Can you output the material exactly as written, minus any pictures it holds?

----

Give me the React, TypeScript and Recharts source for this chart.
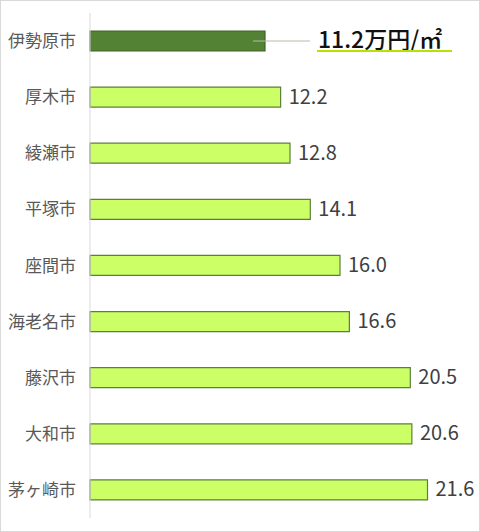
import { BarChart, Bar, XAxis, YAxis, Cell, LabelList } from 'recharts';

const cities = ['伊勢原市', '厚木市', '綾瀬市', '平塚市', '座間市', '海老名市', '藤沢市', '大和市', '茅ヶ崎市'];
const prices = [11.2, 12.2, 12.8, 14.1, 16.0, 16.6, 20.5, 20.6, 21.6];
const unit = '万円/㎡';

const data = cities.map((city, i) => ({ city, price: prices[i] }));

const FONT = '"Noto Sans CJK JP", "Noto Sans", sans-serif';

function PriceLabel(props: any) {
  const { x, y, width, height, value, index } = props;
  const cy = y + height / 2;
  const end = x + width;
  if (index === 0) {
    const tx = end + 53;
    return (
      <g>
        <line x1={end - 12} y1={cy} x2={end + 45} y2={cy} stroke="#b4bca8" strokeWidth={1.2} />
        <text
          x={tx}
          y={cy + 1}
          dominantBaseline="middle"
          fontSize={23}
          fontWeight={500}
          fontFamily={FONT}
          fill="#111"
        >
          {value.toFixed(1)}
          {unit}
        </text>
        <line x1={tx - 1} y1={cy + 10} x2={tx + 134} y2={cy + 10} stroke="#b8e000" strokeWidth={2} />
      </g>
    );
  }
  return (
    <text x={end + 8} y={cy + 1} dominantBaseline="middle" fontSize={20} fontFamily={FONT} fill="#404040">
      {value.toFixed(1)}
    </text>
  );
}

export default function App() {
  return (
    <div
      style={{
        position: 'absolute',
        left: 0,
        top: 0,
        width: 480,
        height: 532,
        border: '1px solid #d9d9d9',
        boxSizing: 'border-box',
        background: '#fff',
      }}
    >
      <BarChart
        width={478}
        height={530}
        data={data}
        layout="vertical"
        margin={{ top: 12, right: 14, bottom: 13, left: 0 }}
        barSize={20}
      >
        <XAxis type="number" domain={[0, 24]} hide />
        <YAxis
          type="category"
          dataKey="city"
          width={89}
          axisLine={{ stroke: '#d9d9d9' }}
          tickLine={false}
          tickSize={0}
          tickMargin={14}
          tick={{ fontSize: 17, fill: '#595959', fontFamily: FONT }}
        />
        <Bar dataKey="price" stroke="#5e7f3c" strokeWidth={1.2} isAnimationActive={false}>
          {data.map((d, i) => (
            <Cell key={d.city} fill={i === 0 ? '#548235' : '#ccff66'} stroke={i === 0 ? '#3f6426' : '#5e7f3c'} />
          ))}
          <LabelList dataKey="price" content={PriceLabel} />
        </Bar>
      </BarChart>
    </div>
  );
}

----

- WRITTEN RESPONSE:
Give me the React, TypeScript and Recharts source for this chart.
import { BarChart, Bar, XAxis, YAxis, Cell, LabelList } from 'recharts';

const cities = ['伊勢原市', '厚木市', '綾瀬市', '平塚市', '座間市', '海老名市', '藤沢市', '大和市', '茅ヶ崎市'];
const prices = [11.2, 12.2, 12.8, 14.1, 16.0, 16.6, 20.5, 20.6, 21.6];
const unit = '万円/㎡';

const data = cities.map((city, i) => ({ city, price: prices[i] }));

const FONT = '"Noto Sans CJK JP", "Noto Sans", sans-serif';

function PriceLabel(props: any) {
  const { x, y, width, height, value, index } = props;
  const cy = y + height / 2;
  const end = x + width;
  if (index === 0) {
    const tx = end + 53;
    return (
      <g>
        <line x1={end - 12} y1={cy} x2={end + 45} y2={cy} stroke="#b4bca8" strokeWidth={1.2} />
        <text
          x={tx}
          y={cy + 1}
          dominantBaseline="middle"
          fontSize={23}
          fontWeight={500}
          fontFamily={FONT}
          fill="#111"
        >
          {value.toFixed(1)}
          {unit}
        </text>
        <line x1={tx - 1} y1={cy + 10} x2={tx + 134} y2={cy + 10} stroke="#b8e000" strokeWidth={2} />
      </g>
    );
  }
  return (
    <text x={end + 8} y={cy + 1} dominantBaseline="middle" fontSize={20} fontFamily={FONT} fill="#404040">
      {value.toFixed(1)}
    </text>
  );
}

export default function App() {
  return (
    <div
      style={{
        position: 'absolute',
        left: 0,
        top: 0,
        width: 480,
        height: 532,
        border: '1px solid #d9d9d9',
        boxSizing: 'border-box',
        background: '#fff',
      }}
    >
      <BarChart
        width={478}
        height={530}
        data={data}
        layout="vertical"
        margin={{ top: 12, right: 14, bottom: 13, left: 0 }}
        barSize={20}
      >
        <XAxis type="number" domain={[0, 24]} hide />
        <YAxis
          type="category"
          dataKey="city"
          width={89}
          axisLine={{ stroke: '#d9d9d9' }}
          tickLine={false}
          tickSize={0}
          tickMargin={14}
          tick={{ fontSize: 17, fill: '#595959', fontFamily: FONT }}
        />
        <Bar dataKey="price" stroke="#5e7f3c" strokeWidth={1.2} isAnimationActive={false}>
          {data.map((d, i) => (
            <Cell key={d.city} fill={i === 0 ? '#548235' : '#ccff66'} stroke={i === 0 ? '#3f6426' : '#5e7f3c'} />
          ))}
          <LabelList dataKey="price" content={PriceLabel} />
        </Bar>
      </BarChart>
    </div>
  );
}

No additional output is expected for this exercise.